During her student days at Madame Curie School she joined the student opposition to the war and eventually became an activist. Arrested at 18, she spent a year in a tiger cage and two more years in a brutal prison on Puolo Condor Island.

We sat in the mock tiger cage at the War Crimes Museum - it measures six feet by four feet - and talked. I could hardly keep my heart from beating wildly away. Miss Tao wore a lovely ao dai, the long silk dress worn by the women of the south, hand-embroidered with many white and red roses and delicate leaves. She told me of her imprisonment and her nightmares.

LATER we sat together in the museum office to listen to our friend General Chi. She fingered the flowers of the ao dai, stretching the silk as if to make the flowers come alive there. It was as if she were seeing them for the first time, a particular kind of vision she has the tiger cage to thank for.

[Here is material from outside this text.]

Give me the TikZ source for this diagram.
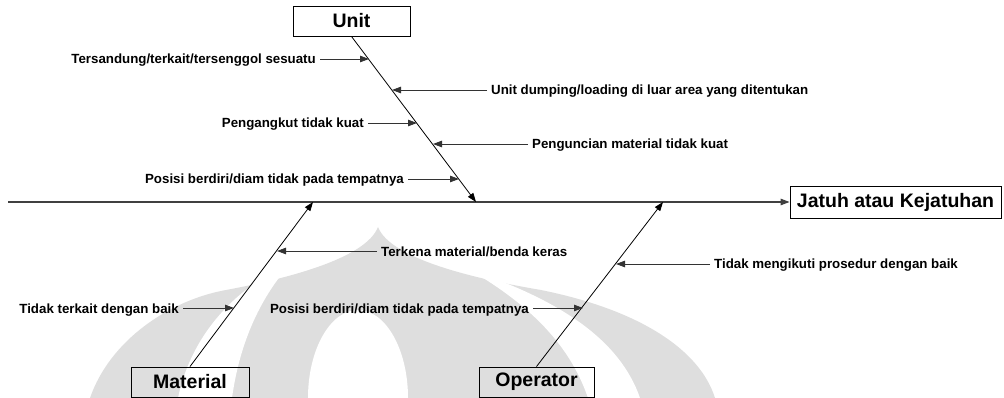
\documentclass[tikz,border=0pt]{standalone}
\usepackage{fontspec}
\setmainfont{Liberation Sans}
\usetikzlibrary{arrows.meta,calc}
\definecolor{wm}{gray}{0.87}
\begin{document}
\begin{tikzpicture}[x=1pt,y=-1pt,
  box/.style={draw=black,line width=0.9pt,font=\fontsize{19.5}{22}\selectfont\bfseries,inner sep=0pt},
  lbl/.style={font=\fontsize{13.3}{15}\selectfont\bfseries,inner xsep=4pt,inner ysep=0pt,text height=10pt,text depth=0pt},
  bone/.style={line width=0.8pt,draw=black,-{Triangle[length=9pt,width=6.5pt]}},
  cause/.style={line width=0.8pt,draw=black!80,-{Triangle[length=9pt,width=6.5pt]}},
  spine/.style={line width=1.2pt,draw=black!75,-{Triangle[length=9pt,width=6.5pt]}}]
\useasboundingbox (0,0) rectangle (1004,398);
% watermark
\fill[wm] (378,227) .. controls (390,258) and (470,278) .. (541,290) .. controls (640,310) and (700,350) .. (715,398) -- (90,398) .. controls (110,340) and (170,300) .. (226,290) .. controls (290,278) and (366,258) .. cycle;
\fill[white] (292,262) .. controls (230,290) and (190,340) .. (178,398) -- (232,398) .. controls (240,340) and (262,295) .. cycle;
\fill[white] (470,270) .. controls (560,300) and (620,340) .. (640,398) -- (588,398) .. controls (570,345) and (530,305) .. cycle;
\fill[white] (358,398) ellipse [x radius=50, y radius=88];
% boxes
\node[box,minimum width=117pt,minimum height=30pt] (unit) at (351.5,21) {Unit};
\node[box,minimum width=211pt,minimum height=32pt] (effect) at (895.5,202) {Jatuh atau Kejatuhan};
\node[box,minimum width=118pt,minimum height=30pt] (material) at (190,382) {Material};
\node[box,minimum width=115pt,minimum height=30pt] (operator) at (536.5,382) {Operator};
% spine and bones
\coordinate (start) at (8,202);
\coordinate (uj) at (476,202);
\coordinate (mj) at (313,202);
\coordinate (oj) at (663,202);
\draw[spine] (start) -- (effect.west);
\draw[bone] (unit.south) -- (uj);
\draw[bone] (material.north) -- (mj);
\draw[bone] (operator.north) -- (oj);
% points on bones
\coordinate (u1) at (369,59);
\coordinate (u2) at (392,90);
\coordinate (u3) at (417,123);
\coordinate (u4) at (433,144);
\coordinate (u5) at (459,179);
\coordinate (m1) at (277,251);
\coordinate (m2) at (234,308);
\coordinate (o1) at (616,264);
\coordinate (o2) at (583,308);
% causes
\node[lbl,anchor=east] (c1) at (320,59) {Tersandung/terkait/tersenggol sesuatu};
\node[lbl,anchor=west] (c2) at (487,90) {Unit dumping/loading di luar area yang ditentukan};
\node[lbl,anchor=east] (c3) at (368,123) {Pengangkut tidak kuat};
\node[lbl,anchor=west] (c4) at (528,144) {Penguncian material tidak kuat};
\node[lbl,anchor=east] (c5) at (408,179) {Posisi berdiri/diam tidak pada tempatnya};
\node[lbl,anchor=west] (c6) at (377,251) {Terkena material/benda keras};
\node[lbl,anchor=east] (c7) at (183,308) {Tidak terkait dengan baik};
\node[lbl,anchor=west] (c8) at (710,264) {Tidak mengikuti prosedur dengan baik};
\node[lbl,anchor=east] (c9) at (533,308) {Posisi berdiri/diam tidak pada tempatnya};
\draw[cause] (c1) -- (u1);
\draw[cause] (c2) -- (u2);
\draw[cause] (c3) -- (u3);
\draw[cause] (c4) -- (u4);
\draw[cause] (c5) -- (u5);
\draw[cause] (c6) -- (m1);
\draw[cause] (c7) -- (m2);
\draw[cause] (c8) -- (o1);
\draw[cause] (c9) -- (o2);
\end{tikzpicture}
\end{document}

During my return trip to Vietnam I saw glimpses of the boy I was in the war. Here and there a fleeting and foreign shadow would pass.

But after meeting Miss Tao I knew that Vietnam would never be the same to me. The old songs are gone now. And the boy I was, the boy I'd been reaching back to all those years, was gone too.

He is not lost exactly, but he is drifting in a green, misty place that is neither his world nor anyone else's. During these 15 years as a writer I have given what remains to Vietnam inside me to my imagination.

I have no choice about this. This is the subject the world has given me. Like the steel mill town, Vietnam is the country of my heart split in two. Miss Tao taught me that once and forever.